===== Given material
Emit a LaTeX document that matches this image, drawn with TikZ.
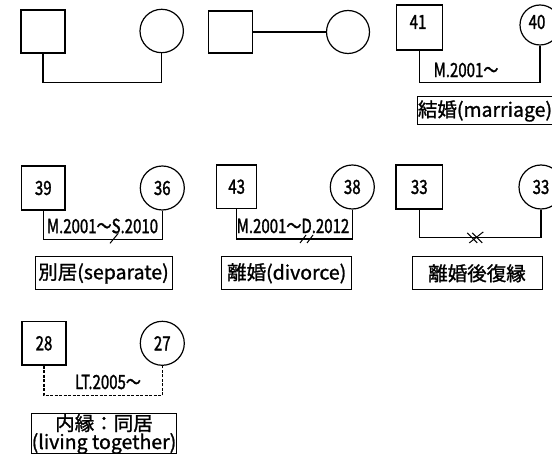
\documentclass[tikz,border=0pt]{standalone}
\usepackage{fontspec}
\setmainfont{Noto Sans CJK JP}[FakeBold=1.2]
\newfontfamily\narrowfont{Noto Sans CJK JP}[FakeStretch=0.77, FakeBold=1.4]
\newfontfamily\capfont{Noto Sans CJK JP}[FakeBold=1.2]
\usetikzlibrary{calc}

\begin{document}
\begin{tikzpicture}[x=1pt,y=-1pt,
  person/.style={draw, line width=1.2pt, inner sep=0pt,
    font=\narrowfont\fontsize{19.5}{20}\selectfont},
  male/.style={person, rectangle, minimum width=44pt, minimum height=43pt},
  female/.style={person, circle, minimum size=44pt},
  tie/.style={line width=1.2pt},
  cohab/.style={line width=1.1pt, dash pattern=on 3pt off 1.5pt},
  tick/.style={line width=1pt},
  date/.style={font=\narrowfont\fontsize{19.5}{20}\selectfont, inner sep=0pt},
  caption/.style={draw, line width=1pt, inner sep=0pt, align=center,
    font=\capfont\fontsize{19.5}{21}\selectfont}]
\useasboundingbox (0,0) rectangle (552,454);
\clip (0,0) rectangle (552,454);

% --- row 1: couple joined below
\node[male] (m1) at (43,31.5) {};
\node[female, minimum size=43.4pt] (f1) at (161.7,31) {};
\draw[tie] (m1.south) -- ++(0,29) -| (f1.south);

% --- row 1: couple joined side by side
\node[male, minimum height=42pt] (m2) at (230.5,32) {};
\node[female, minimum size=43pt] (f2) at (348,32) {};
\draw[tie] (m2.east) -- (f2.west);

% --- row 1: marriage
\node[male, minimum width=46.7pt, minimum height=45pt] (m3) at (419.5,27.5) {};
\node[person, draw=none] (m3age) at (418,22) {41};
\node[female, minimum size=40pt] (f3) at (540,25) {};
\node[person, draw=none] (f3age) at (537,22) {40};
\draw[tie] (m3.south) -- ++(0,31.7) -| (f3.south);
\node[date] (d3) at (466,70) {M.2001～};
\node[caption, minimum width=133pt, minimum height=28pt] (c3) at (485,111) {結婚(marriage)};

% --- row 2: separation
\node[male, minimum width=43.3pt, minimum height=44pt] (m4) at (43.3,188) {39};
\node[female] (f4) at (162.3,188) {36};
\draw[tie] (m4.south) -- ++(0,29.3) -| (f4.south);
\node[date] (d4) at (102.5,226) {M.2001～S.2010};
\draw[tick] (110,243.3) -- (118.3,233.3);
\node[caption, minimum width=137pt, minimum height=33pt] (c4) at (103.5,273.5) {別居(separate)};

% --- row 2: divorce
\node[male, minimum width=40pt, minimum height=43.3pt] (m5) at (236.7,186.7) {43};
\node[female] (f5) at (352.3,187) {38};
\draw[tie] (m5.south) -- ++(0,30) -| (f5.south);
\node[date] (d5) at (293,226) {M.2001～D.2012};
\draw[tick] (300,243) -- (306,235) (307,243) -- (313,235);
\node[caption, minimum width=130pt, minimum height=33pt] (c5) at (286.7,273.3) {離婚(divorce)};

% --- row 2: remarriage after divorce
\node[male, minimum width=46.7pt, minimum height=44pt] (m6) at (419.3,187) {33};
\node[female] (f6) at (541,187) {33};
\draw[tie] (m6.south) -- ++(0,28.3) -| (f6.south) coordinate[pos=0.23] (r6);
\draw[tick] ($(r6)+(-8,-5)$) -- ($(r6)+(2,5)$)
            ($(r6)+(-3,-5)$) -- ($(r6)+(7,5)$)
            ($(r6)+(-6,5)$) -- ($(r6)+(8,-6)$);
\node[caption, minimum width=130pt, minimum height=33pt] (c6) at (477,273.3) {離婚後復縁};

% --- row 3: living together
\node[male, minimum height=43.3pt] (m7) at (44,343.3) {28};
\node[female] (f7) at (162.3,343.3) {27};
\draw[cohab] (m7.south) -- ++(0,30) -| (f7.south);
\node[date] (d7) at (108,382) {LT.2005～};
\node[caption, minimum width=145pt, minimum height=40pt,
  font=\capfont\fontsize{19.5}{17}\selectfont] (c7) at (104,434) {内縁：同居\\(living together)};
\end{tikzpicture}
\end{document}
==========
* [Exercise details]:
Extract every line of the data exactly; pictures stay out.

* [Result for this exercise]:
Emit a LaTeX document that matches this image, drawn with TikZ.
\documentclass[tikz,border=0pt]{standalone}
\usepackage{fontspec}
\setmainfont{Noto Sans CJK JP}[FakeBold=1.2]
\newfontfamily\narrowfont{Noto Sans CJK JP}[FakeStretch=0.77, FakeBold=1.4]
\newfontfamily\capfont{Noto Sans CJK JP}[FakeBold=1.2]
\usetikzlibrary{calc}

\begin{document}
\begin{tikzpicture}[x=1pt,y=-1pt,
  person/.style={draw, line width=1.2pt, inner sep=0pt,
    font=\narrowfont\fontsize{19.5}{20}\selectfont},
  male/.style={person, rectangle, minimum width=44pt, minimum height=43pt},
  female/.style={person, circle, minimum size=44pt},
  tie/.style={line width=1.2pt},
  cohab/.style={line width=1.1pt, dash pattern=on 3pt off 1.5pt},
  tick/.style={line width=1pt},
  date/.style={font=\narrowfont\fontsize{19.5}{20}\selectfont, inner sep=0pt},
  caption/.style={draw, line width=1pt, inner sep=0pt, align=center,
    font=\capfont\fontsize{19.5}{21}\selectfont}]
\useasboundingbox (0,0) rectangle (552,454);
\clip (0,0) rectangle (552,454);

% --- row 1: couple joined below
\node[male] (m1) at (43,31.5) {};
\node[female, minimum size=43.4pt] (f1) at (161.7,31) {};
\draw[tie] (m1.south) -- ++(0,29) -| (f1.south);

% --- row 1: couple joined side by side
\node[male, minimum height=42pt] (m2) at (230.5,32) {};
\node[female, minimum size=43pt] (f2) at (348,32) {};
\draw[tie] (m2.east) -- (f2.west);

% --- row 1: marriage
\node[male, minimum width=46.7pt, minimum height=45pt] (m3) at (419.5,27.5) {};
\node[person, draw=none] (m3age) at (418,22) {41};
\node[female, minimum size=40pt] (f3) at (540,25) {};
\node[person, draw=none] (f3age) at (537,22) {40};
\draw[tie] (m3.south) -- ++(0,31.7) -| (f3.south);
\node[date] (d3) at (466,70) {M.2001～};
\node[caption, minimum width=133pt, minimum height=28pt] (c3) at (485,111) {結婚(marriage)};

% --- row 2: separation
\node[male, minimum width=43.3pt, minimum height=44pt] (m4) at (43.3,188) {39};
\node[female] (f4) at (162.3,188) {36};
\draw[tie] (m4.south) -- ++(0,29.3) -| (f4.south);
\node[date] (d4) at (102.5,226) {M.2001～S.2010};
\draw[tick] (110,243.3) -- (118.3,233.3);
\node[caption, minimum width=137pt, minimum height=33pt] (c4) at (103.5,273.5) {別居(separate)};

% --- row 2: divorce
\node[male, minimum width=40pt, minimum height=43.3pt] (m5) at (236.7,186.7) {43};
\node[female] (f5) at (352.3,187) {38};
\draw[tie] (m5.south) -- ++(0,30) -| (f5.south);
\node[date] (d5) at (293,226) {M.2001～D.2012};
\draw[tick] (300,243) -- (306,235) (307,243) -- (313,235);
\node[caption, minimum width=130pt, minimum height=33pt] (c5) at (286.7,273.3) {離婚(divorce)};

% --- row 2: remarriage after divorce
\node[male, minimum width=46.7pt, minimum height=44pt] (m6) at (419.3,187) {33};
\node[female] (f6) at (541,187) {33};
\draw[tie] (m6.south) -- ++(0,28.3) -| (f6.south) coordinate[pos=0.23] (r6);
\draw[tick] ($(r6)+(-8,-5)$) -- ($(r6)+(2,5)$)
            ($(r6)+(-3,-5)$) -- ($(r6)+(7,5)$)
            ($(r6)+(-6,5)$) -- ($(r6)+(8,-6)$);
\node[caption, minimum width=130pt, minimum height=33pt] (c6) at (477,273.3) {離婚後復縁};

% --- row 3: living together
\node[male, minimum height=43.3pt] (m7) at (44,343.3) {28};
\node[female] (f7) at (162.3,343.3) {27};
\draw[cohab] (m7.south) -- ++(0,30) -| (f7.south);
\node[date] (d7) at (108,382) {LT.2005～};
\node[caption, minimum width=145pt, minimum height=40pt,
  font=\capfont\fontsize{19.5}{17}\selectfont] (c7) at (104,434) {内縁：同居\\(living together)};
\end{tikzpicture}
\end{document}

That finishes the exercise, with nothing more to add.